Still bleary eyed from their 1 a.m. arrival at Vicksburg, Miss., students from the University of Puerto Rico Mayagüez were seated at 8.a.m. and ready to begin their summer adventure with the U.S. Army Engineer Research and Development Center in Vicksburg, Miss, Champaign, Ill.; Hanover, N.H.; and Alexandria, Va.
The young collegians started their 10-week program with a welcome, orientation and meeting their mentors, much like it did for the nine students who arrived in 1991 for the first ERDC-UPRM student exchange program.

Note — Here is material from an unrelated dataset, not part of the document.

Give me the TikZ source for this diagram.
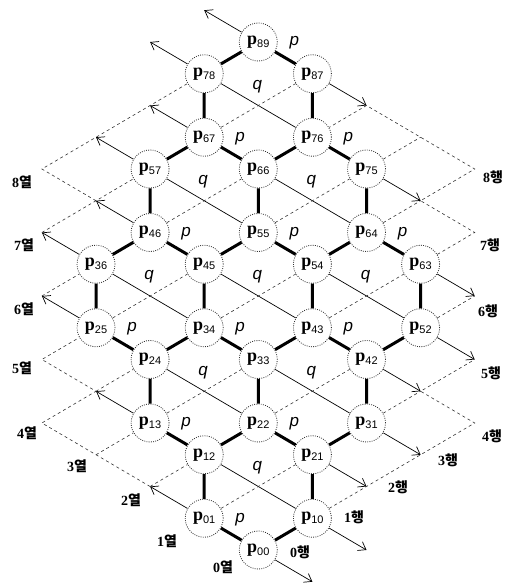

The 36 students, located at six ERDC laboratories, will work with a mentor on a specific research project. Dr. David Pittman, director, Geotechnical and Structures Laboratory and ERDC lead for the UPRM partnership, explained the students would be working with more than 20 repeat mentors. Some were graduates of UPRM as well as the summer intern program. “The role of your mentor is to help you be a success,” Pittman said.
The GSL director informed the students that they would be treated as co-workers and not students. He listed the benefits for the students, “challenging research, professional development, and social activities.” In return, the interns will present a briefing on their research at the end of their summer experience.
All this work will pay off for the students this summer as they earn college credit for their summer internship.
It will not be all work and no play for the students. Several social events are planned for the summer. UPRM alumni organized a Meet and Greet Brown Bag Lunch and plan to do more throughout the summer. Members of the recently formed Vicksburg Chapter of the Society of Professional Hispanic Engineers are planning a picnic for the students. Students also plan to attend the Blacks in Government Meet and Greet event where they can meet ERDC leadership.
Evelyn Villanueva, a UPRM graduate, is described as the mother of the group. She will also be coordinating group social activities for the students and remembers what it is like to be away from home and family in a land with different customs and language. “The social events are an important part of the summer program. We let the students experience work life, but it is equally important to let them learn about the local area and to interact with alumni or travel to nearby cities such as New Orleans, Memphis, Atlanta or Dallas,” she said.
This is sure to be a busy summer, filled with research experience, new friends and memories for the students.